大学進学の教育費はいくら必要なのか

今回は「年収700万円の子育て世帯」のお金事情にフォーカスし、最新の家計調査から「年収700万~750万円」の勤労世帯の家族のすがたやお金事情を眺めてきました。

「年収700万~750万円」の勤労世帯の平均年齢49.3歳で貯蓄が1224万円。この金額だけを見ると「貯蓄の成果が見え始めている時期では?」と感じる人もいるかもしれません。

しかし、この世帯の平均的な家族構成(世帯人員3.33人、うち18歳未満0.96人)を踏まえると、また違った側面が見えてきます。

特に、大学進学などを間近に控えた子どもがいる場合、その「教育費」が今後の家計に大きな影響を与え、現在の貯蓄が大幅に目減りする可能性も否定できません。

参考までに、独立行政法人日本学生支援機構(JASSO)の「令和4年度学生生活調査結果」によれば、大学学部(昼間部)の場合、1年間の学生生活費(学費と生活費の合計(※1,2))は、自宅から通学する場合は164万3000円、自宅外通学をする場合は212万4000円と、一気にはねあがります。

国公立・私立の別や、専攻分野によってもそれぞれの相場があるでしょう。

※1:学費:授業料、その他の学校納付金、修学費、課外活動費、通学費の合計
※2:生活費:食費、住居・光熱費、保健衛生費、娯楽・し好費、その他の日常費(通信費を含む)の合計

仮に自宅外通学となった場合にかかるトータルの費用は「212万4000円×4年間=849万6000円」。
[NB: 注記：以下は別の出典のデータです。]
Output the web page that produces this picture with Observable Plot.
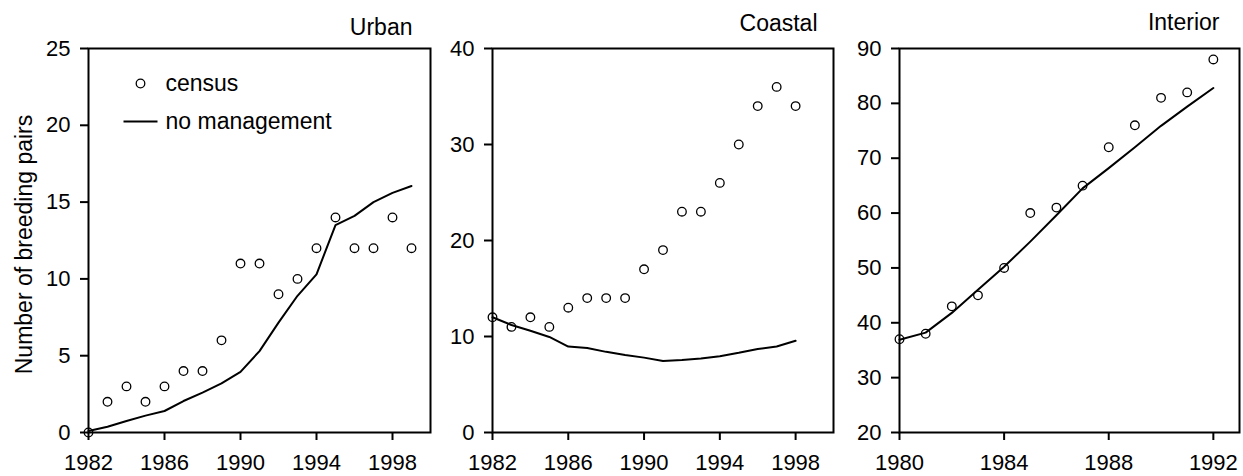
<!DOCTYPE html>
<html>
<head>
<meta charset="utf-8">
<script src="https://cdn.jsdelivr.net/npm/d3@7"></script>
<script src="https://cdn.jsdelivr.net/npm/@observablehq/plot@0.6"></script>
<style>
  html, body { margin: 0; padding: 0; background: white; }
  #chart { position: relative; width: 1243px; height: 476px; overflow: hidden; background: white; }
  #chart > svg { position: absolute; top: 0; }
</style>
</head>
<body>
<div id="chart"></div>
<script>
// ---------- data ----------
const urbanYears   = [1982,1983,1984,1985,1986,1987,1988,1989,1990,1991,1992,1993,1994,1995,1996,1997,1998,1999];
const urbanCensus  = [0,2,3,2,3,4,4,6,11,11,9,10,12,14,12,12,14,12];
const urbanModel   = [0.1,0.37,0.75,1.1,1.4,2.05,2.6,3.2,3.95,5.3,7.15,8.9,10.3,13.5,14.1,15.0,15.6,16.05];

const coastalYears  = [1982,1983,1984,1985,1986,1987,1988,1989,1990,1991,1992,1993,1994,1995,1996,1997,1998];
const coastalCensus = [12,11,12,11,13,14,14,14,17,19,23,23,26,30,34,36,34];
const coastalModel  = [12.0,11.2,10.6,9.95,8.95,8.8,8.4,8.07,7.8,7.45,7.55,7.7,7.95,8.3,8.7,8.95,9.55];

const interiorYears  = [1980,1981,1982,1983,1984,1985,1986,1987,1988,1989,1990,1991,1992];
const interiorCensus = [37,38,43,45,50,60,61,65,72,76,81,82,88];
const interiorModel  = [36.9,38.2,41.8,46.0,50.2,54.8,59.6,64.5,68.2,72.0,75.9,79.4,82.8];

const urbanXTicks    = [1982,1986,1990,1994,1998];
const coastalXTicks  = [1982,1986,1990,1994,1998];
const interiorXTicks = [1980,1984,1988,1992];
const urbanYTicks    = [0,5,10,15,20,25];
const coastalYTicks  = [0,10,20,30,40];
const interiorYTicks = [20,30,40,50,60,70,80,90];

const panelTitles = ["Urban","Coastal","Interior"];
const legendLabels = ["census","no management"];
const yAxisLabel = "Number of breeding pairs";

// ---------- drawing ----------
const FONT = "'Liberation Sans', Arial, Helvetica, sans-serif";
const FS_TICK = 22;
const FS_TEXT = 23;
const lineSymbol = { draw(ctx) { ctx.moveTo(-17, 0); ctx.lineTo(17, 0); } };

function panel(o) {
  const censusData = o.years.map((yr, i) => ({year: yr, value: o.census[i]}));
  const modelData  = o.years.map((yr, i) => ({year: yr, value: o.model[i]}));
  const marks = [
    Plot.frame({stroke: "black", strokeWidth: 2}),
    Plot.axisX({ticks: o.xTicks, tickFormat: d => String(d), tickSize: 8, tickPadding: 14,
                strokeWidth: 2, label: null, fontSize: FS_TICK}),
    Plot.axisY({ticks: o.yTicks, tickFormat: d => String(d), tickSize: 8, tickPadding: 10,
                strokeWidth: 2, fontSize: FS_TICK, label: null}),
    Plot.line(modelData, {x: "year", y: "value", stroke: "black", strokeWidth: 2}),
    Plot.dot(censusData, {x: "year", y: "value", r: 4.3, stroke: "black", strokeWidth: 1.3, fill: "none"}),
    Plot.text([o.title], {text: d => d, frameAnchor: "top-right", dx: o.titleDx, dy: o.titleDy,
                          textAnchor: "end", lineAnchor: "middle", fontSize: FS_TEXT, fill: "black"})
  ];
  if (o.yLabel) {
    marks.push(Plot.text([o.yLabel], {text: d => d, frameAnchor: "left", dx: -64, dy: 4, rotate: -90,
                                       textAnchor: "middle", lineAnchor: "middle", fontSize: FS_TEXT, fill: "black"}));
  }
  if (o.legend) {
    marks.push(
      Plot.dot([legendLabels[0]], {frameAnchor: "top-left", dx: 52, dy: 35, r: 4.3, stroke: "black", strokeWidth: 1.3, fill: "none"}),
      Plot.text([legendLabels[0]], {text: d => d, frameAnchor: "top-left", dx: 77, dy: 35, textAnchor: "start", lineAnchor: "middle", fontSize: FS_TEXT, fill: "black"}),
      Plot.dot([legendLabels[1]], {frameAnchor: "top-left", dx: 52, dy: 73, symbol: lineSymbol, r: 5, stroke: "black", strokeWidth: 2, fill: "none"}),
      Plot.text([legendLabels[1]], {text: d => d, frameAnchor: "top-left", dx: 77, dy: 73, textAnchor: "start", lineAnchor: "middle", fontSize: FS_TEXT, fill: "black"})
    );
  }
  const svg = Plot.plot({
    width: o.width, height: 476,
    marginLeft: o.ml, marginRight: o.mr, marginTop: 48, marginBottom: 44,
    style: {fontFamily: FONT, fontSize: FS_TICK + "px", color: "black", background: "white", overflow: "visible"},
    x: {domain: o.xDomain, label: null},
    y: {domain: o.yDomain, label: null},
    marks
  });
  svg.style.left = o.left + "px";
  return svg;
}

const chart = document.getElementById("chart");
chart.appendChild(panel({
  years: urbanYears, census: urbanCensus, model: urbanModel,
  xDomain: [1982, 2000], yDomain: [0, 25], xTicks: urbanXTicks, yTicks: urbanYTicks,
  title: panelTitles[0], titleDx: -18, titleDy: -21,
  width: 440, left: 0, ml: 88, mr: 10, yLabel: yAxisLabel, legend: true
}));
chart.appendChild(panel({
  years: coastalYears, census: coastalCensus, model: coastalModel,
  xDomain: [1982, 2000], yDomain: [0, 40], xTicks: coastalXTicks, yTicks: coastalYTicks,
  title: panelTitles[1], titleDx: -16, titleDy: -25,
  width: 400, left: 440, ml: 52, mr: 7
}));
chart.appendChild(panel({
  years: interiorYears, census: interiorCensus, model: interiorModel,
  xDomain: [1980, 1993], yDomain: [20, 90], xTicks: interiorXTicks, yTicks: interiorYTicks,
  title: panelTitles[2], titleDx: -20, titleDy: -26,
  width: 403, left: 840, ml: 59, mr: 4
}));
</script>
</body>
</html>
これを手元の貯蓄「1164万円」から出した場合、単純計算すると残りは314万4000円です。

国税庁の「令和5年分 民間給与実態統計調査」によると、民間企業で働く男性サラリーマンの年収は、50歳代でピークを迎える傾向にあります。この時期、子どもの教育費の負担が軽減され、自分たちの老後に向けた貯蓄に専念することが可能となる世帯もあるでしょう。

一方で、50歳代は依然として住宅ローンの返済が続く世帯も多いほか、介護離職を余儀なくされて「共働き→片働き」となるケースなども出てくる年齢層だとも言えます。

リタイアまでの期間を10年切っていても、老後資金の準備が不十分という世帯があっても、致し方ないことなのかもしれません。

「人生三大支出」は同時並行で準備していこう!

年収700万~750万円の層は、子育て中の世帯であれば、住宅ローンや将来の大学費用といった大きな出費を抱えながら、貯蓄が増えている実感を持ちにくいかもしれませんね。

実際、貯蓄額だけを見るのではなく、住宅ローンなどの負債を差し引いた「純資産」で捉えてみると、家計の状況もまた違って見えることがあります。また、不動産をお持ちであれば、その資産価値も大きな支えとなるでしょう。

昨今の物価上昇も気になるところ。「住宅資金」「教育費」「老後資金」という人生の三大支出を、預貯金だけでカバーできるか漠然とした不安を覚える人もいるでしょう。

こうした大きな資金の準備のスタートは、できるだけ早く、同時並行で進めていくことがポイントとなります。いつもの節約と合わせて、計画的な先取り貯金や新NISA制度を利用した資産運用などをバランスよく組み合わせてみましょう。